Designers like Bailey and Maier have now turned to Japan as a source of inspiration. Japan is making its presence felt in Bailey's graphic prints for Burberry's Prorsum line this spring as well as in Marc Jacobs' full skirts at Louis Vuitton, John Galliano's funky prints at Dior and Prada's omnipresent key rings.

The cross-pollination extends to retail. Besides the current vogue for limited editions (originally inspired by Japanese streetwear labels), Comme des Garçons has subverted the megastore strategy of Western brands like Prada (and its $80 million Tokyo "epicenter" store) with guerrilla shops in Berlin and Barcelona. "In Tokyo they really want something that is special and of the moment, and one of the things we do in Japan that amplifies this is limited-edition products," Coach executive creative director Reed Krakoff says of his own experiments.

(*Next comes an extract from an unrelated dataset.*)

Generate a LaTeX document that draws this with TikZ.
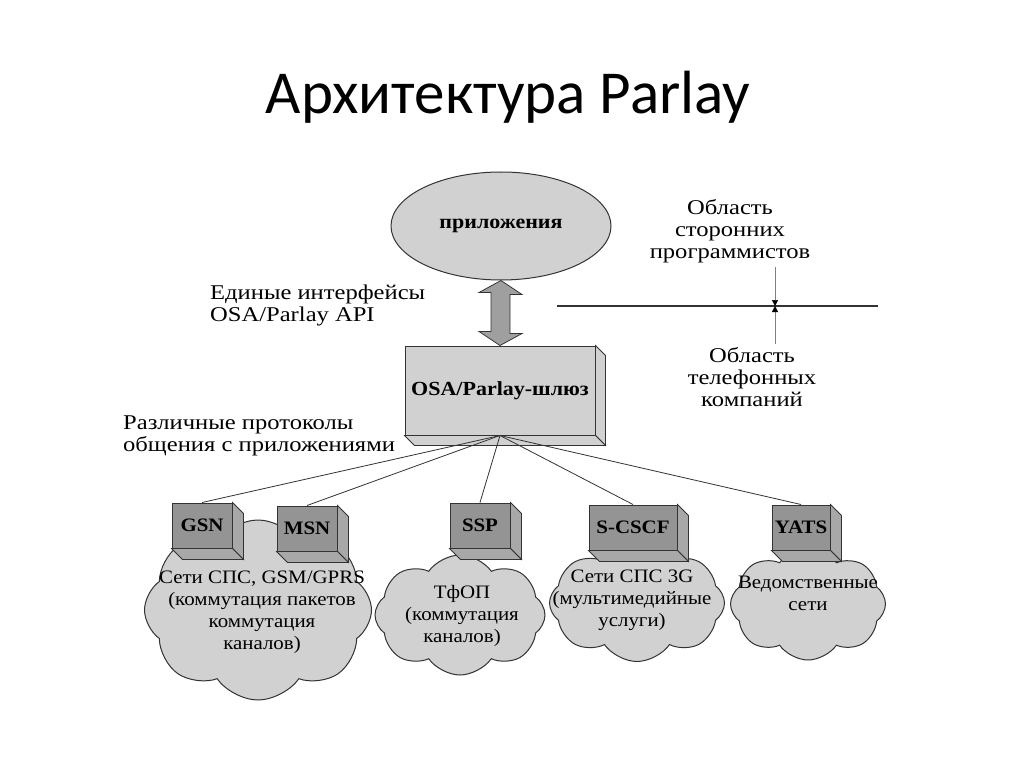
\documentclass[tikz,border=0pt]{standalone}
\usepackage{fontspec}
\setmainfont{Liberation Serif}[FakeStretch=1.1]
\newfontfamily\shir{Liberation Serif}[FakeStretch=1.17]
\newfontfamily\titlefont{Carlito}
\usepackage{tikz}
\usetikzlibrary{shapes.geometric,shapes.symbols,calc,arrows.meta}

\definecolor{svetlo}{gray}{0.82}
\definecolor{temno}{gray}{0.58}
\definecolor{bok}{gray}{0.66}
\definecolor{kontur}{gray}{0.2}

\tikzset{
	oblako/.style={cloud, cloud puffs=8, cloud puff arc=110, cloud ignores aspect, draw=kontur, line width=1pt, fill=svetlo, inner sep=0pt},
	tekst/.style={align=center, inner sep=0pt, font=\fontsize{19}{22}\selectfont},
	kub/.style={draw=kontur, line width=1pt, fill=temno, inner sep=0pt, minimum width=60, minimum height=45, font=\fontsize{19}{22}\selectfont\bfseries},
	podpis/.style={align=left, font=\shir\fontsize{21}{22}\selectfont, inner sep=0pt},
	liniya/.style={draw=kontur, line width=0.8pt}
}

% bokovye grani kuba
\newcommand\grani[3][bok]{%
	\draw[liniya, fill=#1] (#2.north east) -- ++(#3,#3) -- ($(#2.south east)+(#3,#3)$) -- (#2.south east) -- cycle;
	\draw[liniya, fill=#1] (#2.south west) -- ++(#3,#3) -- ($(#2.south east)+(#3,#3)$) -- (#2.south east) -- cycle;
}

\begin{document}
\begin{tikzpicture}[x=1pt, y=-1pt]
	\useasboundingbox[fill=white] (0,0) rectangle (1024,767);

	\node (zag) at (508,97) {\titlefont\fontsize{61}{61}\selectfont Архитектура Parlay};

	% verhnyaya chast
	\node[ellipse, draw=kontur, line width=1pt, fill=svetlo, minimum width=220, minimum height=108, font=\fontsize{20}{22}\selectfont\bfseries] (pril) at (501,226) {приложения};
	\node[draw=kontur, line width=1pt, fill=svetlo, minimum width=190, minimum height=89, inner sep=0pt, font=\fontsize{20}{22}\selectfont\bfseries] (shluz) at (500,390.5) {OSA/Parlay-шлюз};
	\grani[svetlo]{shluz}{10}

	\draw[liniya, fill=gray!75] (pril.south) -- ++(21,14) -- ++(-12,0) -- ++(0,39) -- ++(12,0) -- (shluz.north) -- ++(-21,-14) -- ++(12,0) -- ++(0,-39) -- ++(-12,0) -- cycle;

	\node[podpis, anchor=west] (api) at (210,305.5) {Единые интерфейсы\\OSA/Parlay API};
	\node[podpis, anchor=west] (prot) at (123,436) {Различные протоколы\\общения с приложениями};

	% oblasti
	\node[podpis, align=center] (obl1) at (730,231.5) {Область\\сторонних\\программистов};
	\node[podpis, align=center] (obl2) at (752,377.5) {Область\\телефонных\\компаний};
	\coordinate (gr1) at (557,306);
	\coordinate (gr2) at (878,306);
	\coordinate (razd) at (775,306);
	\draw[line width=1.2pt, kontur] (gr1) -- (gr2);
	\draw[gray, line width=0.5pt, -{Triangle[length=6pt, width=6pt, black]}] (razd |- obl1.south) ++(0,4) -- (razd);
	\draw[gray, line width=0.5pt, -{Triangle[length=6pt, width=6pt, black]}] (razd |- obl2.north) ++(0,-4) -- (razd);

	% oblaka
	\node[oblako, minimum width=227, minimum height=180] (set1) at (258,610) {};
	\node[oblako, minimum width=170, minimum height=120] (set2) at (460,615) {};
	\node[oblako, minimum width=175, minimum height=117] (set3) at (637,603) {};
	\node[oblako, minimum width=155, minimum height=112] (set4) at (808,604) {};
	\node[tekst] (t1) at (262,612.5) {Сети СПС, GSM/GPRS\\(коммутация пакетов\\коммутация\\каналов)};
	\node[tekst] (t2) at (462,615.5) {ТфОП\\(коммутация\\каналов)};
	\node[tekst] (t3) at (632,600) {Сети СПС 3G\\(мультимедийные\\услуги)};
	\node[tekst] (t4) at (808,593.5) {Ведомственные\\сети};

	% uzly
	\node[kub] (gsn) at (202,525.5) {GSN};
	\node[kub] (msn) at (307,528.5) {MSN};
	\node[kub] (ssp) at (480,525.5) {SSP};
	\node[kub, minimum width=88] (cscf) at (633,527.5) {S-CSCF};
	\node[kub, minimum width=58] (yats) at (801,527.5) {YATS};
	\foreach \u in {gsn,msn,ssp,cscf,yats} {
		\grani{\u}{11}
		\draw[liniya] (shluz.south) -- (\u.north);
	}
\end{tikzpicture}
\end{document}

Robert Duffy, president of Marc Jacobs, has adopted a similar strategy, selling quirky products like surfboards and sleeping bags at the Marc by Marc Jacobs store in New York City. Duffy has also become aggressive about growing the Marc Jacobs brand in Japan. Jacobs' Murakami handbags for Louis Vuitton—the best match of Japanese Pop art and fashion yet devised—have been a runaway hit around the world, although much less so in Japan. Meanwhile, Duffy says, he can sit in a Tokyo café and "watch two girls walk in wearing head-to-toe Marc Jacobs. When I was in Seoul, I saw the same thing. When I'm in Paris, I see the same thing. It's globalization. Although they do want more autographs from Marc [in Japan]."